Data processing for the use of MINT

Dear All

I am very interested in mixOmics, and want to use them in our research.
I have cancer patients bulk RNA-seq data from TCGA, and also have normal tissues bulk RNA-seq data from GTEx.
I want to integrate them to find something new events occurred only in cancer patients.
I am thinking MINT is the best way to the integrate them.
I’d like to integrate the TPM data downloaded by each site.

I have learned MINT now, I feel anxious about combining the TPM data in a data sheet are not appropriate way.

Seeing the paper listed in the Methods P-integration, one obtained the raw data from the archives, the processed them in the local environment for the use of MINT analysis.

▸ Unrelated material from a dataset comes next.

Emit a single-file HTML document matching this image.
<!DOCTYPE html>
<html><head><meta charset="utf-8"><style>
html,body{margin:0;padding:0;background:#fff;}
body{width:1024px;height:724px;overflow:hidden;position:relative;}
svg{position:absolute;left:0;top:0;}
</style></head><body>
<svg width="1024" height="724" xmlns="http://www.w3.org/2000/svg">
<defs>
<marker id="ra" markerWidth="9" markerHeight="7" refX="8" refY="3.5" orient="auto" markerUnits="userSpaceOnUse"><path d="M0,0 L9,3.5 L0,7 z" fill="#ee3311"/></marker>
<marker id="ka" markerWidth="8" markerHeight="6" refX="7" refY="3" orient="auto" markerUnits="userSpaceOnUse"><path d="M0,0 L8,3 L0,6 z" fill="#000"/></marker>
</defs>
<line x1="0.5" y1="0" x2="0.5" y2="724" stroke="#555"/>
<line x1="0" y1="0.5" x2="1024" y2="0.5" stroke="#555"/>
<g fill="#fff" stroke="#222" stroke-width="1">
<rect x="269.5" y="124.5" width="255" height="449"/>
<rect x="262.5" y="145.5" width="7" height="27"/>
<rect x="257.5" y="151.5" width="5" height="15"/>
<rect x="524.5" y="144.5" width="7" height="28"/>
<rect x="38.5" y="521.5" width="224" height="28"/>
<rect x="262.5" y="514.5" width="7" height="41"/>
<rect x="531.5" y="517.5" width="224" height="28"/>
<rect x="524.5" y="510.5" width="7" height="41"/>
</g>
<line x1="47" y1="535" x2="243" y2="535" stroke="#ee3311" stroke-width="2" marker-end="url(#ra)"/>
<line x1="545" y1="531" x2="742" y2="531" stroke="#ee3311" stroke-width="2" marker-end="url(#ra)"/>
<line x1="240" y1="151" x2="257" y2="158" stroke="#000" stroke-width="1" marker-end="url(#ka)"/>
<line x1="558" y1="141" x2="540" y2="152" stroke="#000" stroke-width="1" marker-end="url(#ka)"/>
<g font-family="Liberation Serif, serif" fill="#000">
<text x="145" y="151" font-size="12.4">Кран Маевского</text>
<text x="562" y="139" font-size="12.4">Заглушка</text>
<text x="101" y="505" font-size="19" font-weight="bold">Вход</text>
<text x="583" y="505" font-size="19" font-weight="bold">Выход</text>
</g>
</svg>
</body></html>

While another paper introducing DIABLO says DIABLO does not assume particular data distributions, all datasets should be normalized appropriately according to each omics platform and pre-processed if necessary

Thus, I have a question.

Can we use the TPM data downloaded from the archives to use MINT method without pre-process by ourselves ?
Or we need to precess the raw data by ourselves?

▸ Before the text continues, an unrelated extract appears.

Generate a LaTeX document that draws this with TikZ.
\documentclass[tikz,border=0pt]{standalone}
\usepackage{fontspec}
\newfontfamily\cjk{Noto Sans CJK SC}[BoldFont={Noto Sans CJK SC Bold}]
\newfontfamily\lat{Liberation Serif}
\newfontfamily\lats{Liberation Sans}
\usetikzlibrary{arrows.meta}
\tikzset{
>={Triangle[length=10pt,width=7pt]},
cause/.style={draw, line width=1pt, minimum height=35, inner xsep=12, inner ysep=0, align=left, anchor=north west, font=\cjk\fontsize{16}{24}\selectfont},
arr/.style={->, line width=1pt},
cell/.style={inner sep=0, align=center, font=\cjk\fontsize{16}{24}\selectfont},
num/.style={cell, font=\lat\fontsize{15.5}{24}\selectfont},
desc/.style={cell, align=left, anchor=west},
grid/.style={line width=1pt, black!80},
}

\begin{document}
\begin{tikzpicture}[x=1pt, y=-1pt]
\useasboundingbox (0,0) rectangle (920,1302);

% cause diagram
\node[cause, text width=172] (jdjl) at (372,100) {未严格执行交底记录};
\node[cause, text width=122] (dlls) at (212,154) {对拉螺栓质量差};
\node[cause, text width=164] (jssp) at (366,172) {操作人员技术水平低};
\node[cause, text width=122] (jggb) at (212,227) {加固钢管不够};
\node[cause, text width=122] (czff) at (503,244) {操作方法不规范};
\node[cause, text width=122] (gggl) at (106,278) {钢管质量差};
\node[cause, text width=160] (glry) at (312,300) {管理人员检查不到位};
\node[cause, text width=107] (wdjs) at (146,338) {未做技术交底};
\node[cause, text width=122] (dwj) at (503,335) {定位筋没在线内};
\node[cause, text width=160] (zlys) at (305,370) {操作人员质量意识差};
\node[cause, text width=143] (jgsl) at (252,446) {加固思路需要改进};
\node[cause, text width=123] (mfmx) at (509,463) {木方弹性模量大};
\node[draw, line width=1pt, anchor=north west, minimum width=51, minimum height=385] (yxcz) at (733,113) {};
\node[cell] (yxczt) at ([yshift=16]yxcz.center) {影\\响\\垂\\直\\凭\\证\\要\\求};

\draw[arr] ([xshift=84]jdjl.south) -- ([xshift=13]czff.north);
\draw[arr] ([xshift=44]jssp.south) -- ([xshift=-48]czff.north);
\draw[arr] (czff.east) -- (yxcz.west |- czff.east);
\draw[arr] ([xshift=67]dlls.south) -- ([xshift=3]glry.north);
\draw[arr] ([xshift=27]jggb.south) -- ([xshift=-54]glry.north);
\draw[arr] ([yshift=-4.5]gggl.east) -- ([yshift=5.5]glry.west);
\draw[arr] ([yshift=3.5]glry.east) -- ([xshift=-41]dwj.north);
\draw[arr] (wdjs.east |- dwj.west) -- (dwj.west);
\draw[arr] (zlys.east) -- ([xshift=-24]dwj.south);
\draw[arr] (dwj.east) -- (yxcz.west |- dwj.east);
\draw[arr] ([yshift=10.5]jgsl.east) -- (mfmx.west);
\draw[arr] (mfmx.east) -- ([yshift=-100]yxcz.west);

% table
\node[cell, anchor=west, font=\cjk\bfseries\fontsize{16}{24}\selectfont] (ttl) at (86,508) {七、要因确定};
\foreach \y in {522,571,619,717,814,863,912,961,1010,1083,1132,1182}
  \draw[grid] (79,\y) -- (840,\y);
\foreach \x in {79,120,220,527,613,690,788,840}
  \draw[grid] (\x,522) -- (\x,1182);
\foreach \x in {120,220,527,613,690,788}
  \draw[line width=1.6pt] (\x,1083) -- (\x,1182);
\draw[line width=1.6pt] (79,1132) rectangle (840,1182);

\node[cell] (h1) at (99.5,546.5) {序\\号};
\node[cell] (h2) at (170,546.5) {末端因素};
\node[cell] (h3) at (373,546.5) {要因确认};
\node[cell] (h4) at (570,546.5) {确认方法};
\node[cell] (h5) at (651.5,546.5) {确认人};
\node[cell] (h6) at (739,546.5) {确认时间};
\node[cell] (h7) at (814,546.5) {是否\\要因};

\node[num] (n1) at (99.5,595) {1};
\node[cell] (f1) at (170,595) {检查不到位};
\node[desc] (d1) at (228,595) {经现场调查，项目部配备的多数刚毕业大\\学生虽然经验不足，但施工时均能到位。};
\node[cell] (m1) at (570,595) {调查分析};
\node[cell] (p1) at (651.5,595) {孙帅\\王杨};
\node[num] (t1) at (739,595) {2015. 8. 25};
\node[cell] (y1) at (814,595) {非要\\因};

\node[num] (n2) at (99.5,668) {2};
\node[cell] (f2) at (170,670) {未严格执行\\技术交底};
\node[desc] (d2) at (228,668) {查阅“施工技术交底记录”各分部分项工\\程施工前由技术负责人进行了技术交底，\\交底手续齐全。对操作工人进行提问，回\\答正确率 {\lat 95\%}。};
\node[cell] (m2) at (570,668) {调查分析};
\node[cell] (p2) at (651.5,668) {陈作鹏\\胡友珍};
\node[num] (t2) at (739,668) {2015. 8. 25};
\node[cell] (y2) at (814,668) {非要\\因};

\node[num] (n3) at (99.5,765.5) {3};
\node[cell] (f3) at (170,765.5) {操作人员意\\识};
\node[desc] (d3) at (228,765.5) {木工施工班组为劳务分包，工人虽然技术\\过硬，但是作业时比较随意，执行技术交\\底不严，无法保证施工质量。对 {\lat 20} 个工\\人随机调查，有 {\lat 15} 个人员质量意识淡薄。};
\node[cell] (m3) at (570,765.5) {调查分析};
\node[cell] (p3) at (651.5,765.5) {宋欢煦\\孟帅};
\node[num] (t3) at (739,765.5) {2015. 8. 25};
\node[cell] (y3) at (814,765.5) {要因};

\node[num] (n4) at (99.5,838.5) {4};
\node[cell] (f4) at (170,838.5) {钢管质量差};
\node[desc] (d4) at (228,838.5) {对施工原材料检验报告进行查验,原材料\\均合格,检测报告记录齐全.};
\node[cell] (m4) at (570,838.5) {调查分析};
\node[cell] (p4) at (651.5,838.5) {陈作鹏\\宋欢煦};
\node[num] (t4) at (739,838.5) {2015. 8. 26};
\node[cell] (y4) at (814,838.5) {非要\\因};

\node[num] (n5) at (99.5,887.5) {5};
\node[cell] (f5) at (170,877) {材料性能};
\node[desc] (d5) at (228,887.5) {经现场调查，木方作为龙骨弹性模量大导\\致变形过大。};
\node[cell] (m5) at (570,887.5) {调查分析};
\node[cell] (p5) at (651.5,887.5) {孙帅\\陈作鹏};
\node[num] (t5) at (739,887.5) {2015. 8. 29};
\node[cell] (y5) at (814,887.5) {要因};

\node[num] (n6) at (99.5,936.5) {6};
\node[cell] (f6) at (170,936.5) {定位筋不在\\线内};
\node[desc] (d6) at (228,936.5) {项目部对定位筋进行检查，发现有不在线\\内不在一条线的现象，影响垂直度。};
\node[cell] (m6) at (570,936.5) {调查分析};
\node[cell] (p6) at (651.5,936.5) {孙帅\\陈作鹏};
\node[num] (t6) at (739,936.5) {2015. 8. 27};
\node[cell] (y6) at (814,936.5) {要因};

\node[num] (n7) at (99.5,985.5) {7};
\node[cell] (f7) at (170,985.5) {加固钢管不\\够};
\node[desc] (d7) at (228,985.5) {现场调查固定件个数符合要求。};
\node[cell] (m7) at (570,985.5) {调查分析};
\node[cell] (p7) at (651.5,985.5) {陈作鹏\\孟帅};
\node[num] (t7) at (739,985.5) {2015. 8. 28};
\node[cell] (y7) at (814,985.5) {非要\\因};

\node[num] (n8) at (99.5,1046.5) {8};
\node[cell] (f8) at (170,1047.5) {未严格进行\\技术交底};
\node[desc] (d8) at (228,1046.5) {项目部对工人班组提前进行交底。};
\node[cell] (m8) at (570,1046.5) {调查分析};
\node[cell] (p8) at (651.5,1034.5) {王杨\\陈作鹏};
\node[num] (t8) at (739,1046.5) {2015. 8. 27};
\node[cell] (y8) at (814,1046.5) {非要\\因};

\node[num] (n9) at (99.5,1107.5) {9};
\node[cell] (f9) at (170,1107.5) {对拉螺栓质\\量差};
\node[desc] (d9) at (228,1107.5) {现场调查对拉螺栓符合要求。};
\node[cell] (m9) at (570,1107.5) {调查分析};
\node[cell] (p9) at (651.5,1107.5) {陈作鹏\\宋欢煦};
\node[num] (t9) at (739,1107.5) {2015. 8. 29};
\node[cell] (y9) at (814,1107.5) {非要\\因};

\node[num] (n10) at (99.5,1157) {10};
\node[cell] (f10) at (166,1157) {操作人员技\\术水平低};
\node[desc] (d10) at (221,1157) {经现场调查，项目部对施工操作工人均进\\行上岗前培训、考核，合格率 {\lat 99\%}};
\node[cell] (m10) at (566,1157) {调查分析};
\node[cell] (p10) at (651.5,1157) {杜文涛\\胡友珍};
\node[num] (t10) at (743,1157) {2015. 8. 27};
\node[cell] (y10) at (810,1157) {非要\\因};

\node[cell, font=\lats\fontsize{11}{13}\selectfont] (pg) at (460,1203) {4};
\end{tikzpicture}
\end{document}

If we need to process the raw data in our own environment, which is the proper way of data process?

(A)
(1) combine the raw data form different studies in a single data sheet
(2) process the data in the sheet to obtain the normalized data for MINT analysis

(B)
(1) combine the raw data form different studies in each data sheet
(2) process the data in each data sheet, then combine them in one sheet.
(3) normalization in the combined sheet to obtained the integrated dataset.

I’m looking forward to your opinions.

Hi @MotoMoto and welcome
(thanks for your patience - I was on leave)

Normalisation is a tricky and lengthy process and that under appreciated in data analysis, and no one will have a definite answer of ‘what is the best normalisation method’, as it depends on how your data look like. Often we go through cycles of normalisation - exploration - full analysis - up to results interpretation to work out if the normalisation was appropriate, so I advise you do the same.

Regarding your questions

(A)
(1) combine the raw data form different studies in a single data sheet
(2) process the data in the sheet to obtain the normalized data for MINT analysis

(B)
(1) combine the raw data form different studies in each data sheet
(2) process the data in each data sheet, then combine them in one sheet.
(3) normalization in the combined sheet to obtained the integrated dataset.

What we did in MINT is (B), we assumed each study is obtained independently and is thus normalised independently, which is a realistic scenario.

For (A) it depends on the normalisation method. Some methods are sample-based so it does not matter if you combine the studies or not. Some are gene-based across all samples and here you will introduce a bias: you are already asking the datasets to look similar, and the evaluation performance of MINT will be optimistic (as we use ‘leave one dataset out’ for evaluation).

Kim-Anh

Dear Kimono.Lecao and mixOmics

Thank you for your reply.
I understand well.
I’m astonished that "no one will have a definite answer of ‘what is the best normalisation method’”.

I will use our data for our analysis as per instructed.